The std::unordered_map
rehash()
function would require rehash all the items stored in the hash table. When the table size is large, the rehash()
function may take considerable amount of time. So far, I have not found alternative methods for rehash().
I will continue exploring ways to accelerate lookup()
and resize()
. Please let me know if you are aware of any alternative methods.
Updated by Junxiao Shi over 9 years ago
during a lookup, the hash value needs to be computed before calling the
unordered_map.find()
function, which wastes CPU cycles as the hash values would essentially be computed twice
I don't understand this statement.
Consider the following key type:
class Key
{
public:
// implicit conversion from Name
Key(const Name& name)
: hash(std::hash<Name>()(name))
, m_name(name)
{
}
// implicit conversion to Name
operator Name()
{
return m_name;
}
public:
const size_t hash;
private:
const Name m_name;
};
namespace std {
template<>
inline size_t
hash<Key>::operator()(const Key& key)
{
return key.hash;
}
} // namespace std
When doing a lookup, NameTree constructs a Key
instance which involves one Name hash computation (call std::hash<Name>::operator()
).
There's no more Name hash computation inside the unordered_map
.
During a rehash, there is no Name hash computation, because std::hash<Key>::operator()
never invokes Name hash computation.
Updated by Haowei Yuan over 9 years ago
Thank you, Junxiao, this is very helpful.
I will try to go though the required functions with this Key structure, and see if all of them can be supported.
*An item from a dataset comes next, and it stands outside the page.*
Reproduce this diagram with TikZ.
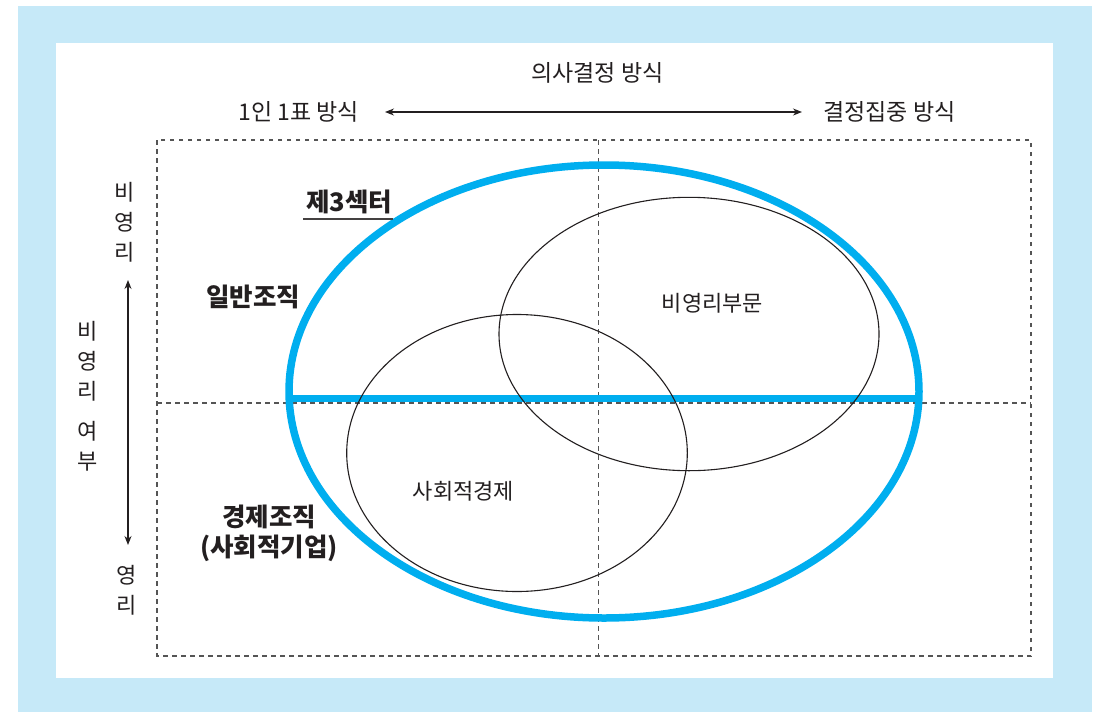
\documentclass[tikz,border=0pt]{standalone}
\usepackage{fontspec}
\setmainfont{Noto Sans CJK KR}
\usetikzlibrary{arrows.meta,shapes.geometric}
\definecolor{frameblue}{HTML}{C6E9F8}
\definecolor{cyanline}{HTML}{00AEEF}
\definecolor{ink}{HTML}{231F20}
\definecolor{dashgray}{HTML}{555555}
\begin{document}
\begin{tikzpicture}[x=1pt,y=-1pt,
  lbl/.style={text=ink,font=\fontsize{23}{27}\selectfont,inner sep=0pt},
  boldlbl/.style={text=ink,font=\fontsize{25.5}{30}\selectfont\bfseries,inner sep=0pt,align=center},
  vlbl/.style={text=ink,font=\fontsize{22}{30}\selectfont,inner sep=0pt,align=center},
  inlbl/.style={text=ink,font=\fontsize{22}{26}\selectfont,inner sep=0pt},
  grid/.style={draw=dashgray,line width=1.4pt,dash pattern=on 4.5pt off 4.5pt},
  thinell/.style={ellipse,draw=ink,line width=1.1pt,inner sep=0pt},
  bigell/.style={ellipse,draw=cyanline,line width=7.5pt,inner sep=0pt},
  axisarrow/.style={draw=ink,line width=1.2pt,{Stealth[length=9pt,width=7pt]}-{Stealth[length=9pt,width=7pt]}},
]
\useasboundingbox (0,0) rectangle (1099,712);
\fill[white] (0,0) rectangle (1099,712);
\fill[frameblue] (18,6) rectangle (1092,712);
\fill[white] (56,43) rectangle (1053,678);

% dashed quadrant grid
\draw[grid] (157,140) rectangle (1031,656);
\draw[grid] (598.5,140) -- (598.5,656);
\draw[grid] (157,403) -- (1031,403);

% third sector ellipse
\node[bigell,minimum width=630pt,minimum height=453pt] (third) at (604,391.5) {};
\coordinate (bl) at (289,398.5);
\coordinate (br) at (919,398.5);
\draw[cyanline,line width=7.5pt] (bl) -- (br);

% inner ellipses
\node[thinell,minimum width=380pt,minimum height=273.4pt] (npo) at (689,334) {};
\node[thinell,minimum width=340.6pt,minimum height=277pt] (se) at (517,453) {};

% top axis
\node[lbl] (title) at (597.5,73) {의사결정 방식};
\node[lbl,anchor=east] (onevote) at (359,112) {1인 1표 방식};
\node[lbl,anchor=west] (central) at (823,112) {결정집중 방식};
\draw[axisarrow,shorten <=26pt,shorten >=21pt] (onevote.east) -- (central.west);

% left axis
\node[vlbl] (nonprofit) at (125,222) {비\\영\\리};
\node[vlbl] (whether) at (88,396) {비\\영\\리\\[10pt]여\\부};
\node[vlbl] (profit) at (127,590) {영\\리};
\coordinate (vtop) at (128,280);
\coordinate (vbot) at (128,545);
\draw[axisarrow] (vtop) -- (vbot);

% labels
\node[boldlbl] (t3) at (349,202) {제3섹터};
\draw[draw=ink!85,line width=1.3pt] (303,219) -- (393,219);
\node[boldlbl] (general) at (253,297) {일반조직};
\node[boldlbl] (econ) at (269,533) {경제조직\\(사회적기업)};
\node[inlbl] (npolbl) at (712.5,303) {비영리부문};
\node[inlbl] (selbl) at (463.5,491) {사회적경제};
\end{tikzpicture}
\end{document}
Updated by Davide Pesavento about 9 years ago
- Target version changed from v0.3 to v0.5
any news here?
Updated by Haowei Yuan about 9 years ago
Davide Pesavento wrote:
any news here?
Not much recently, I will post some progress soon.
Updated by Haowei Yuan almost 9 years ago
I will write some code to verify all the existing functions can be supported this week, and estimate how much work will be involved if we decide to take this direction.
Updated by Junxiao Shi over 8 years ago
- Status changed from In Progress to Abandoned
20160526 call decides to abandon this task, because there's no evidence that Haowei's hash table implementation has bugs, and switching to STL is likely to worsen performance.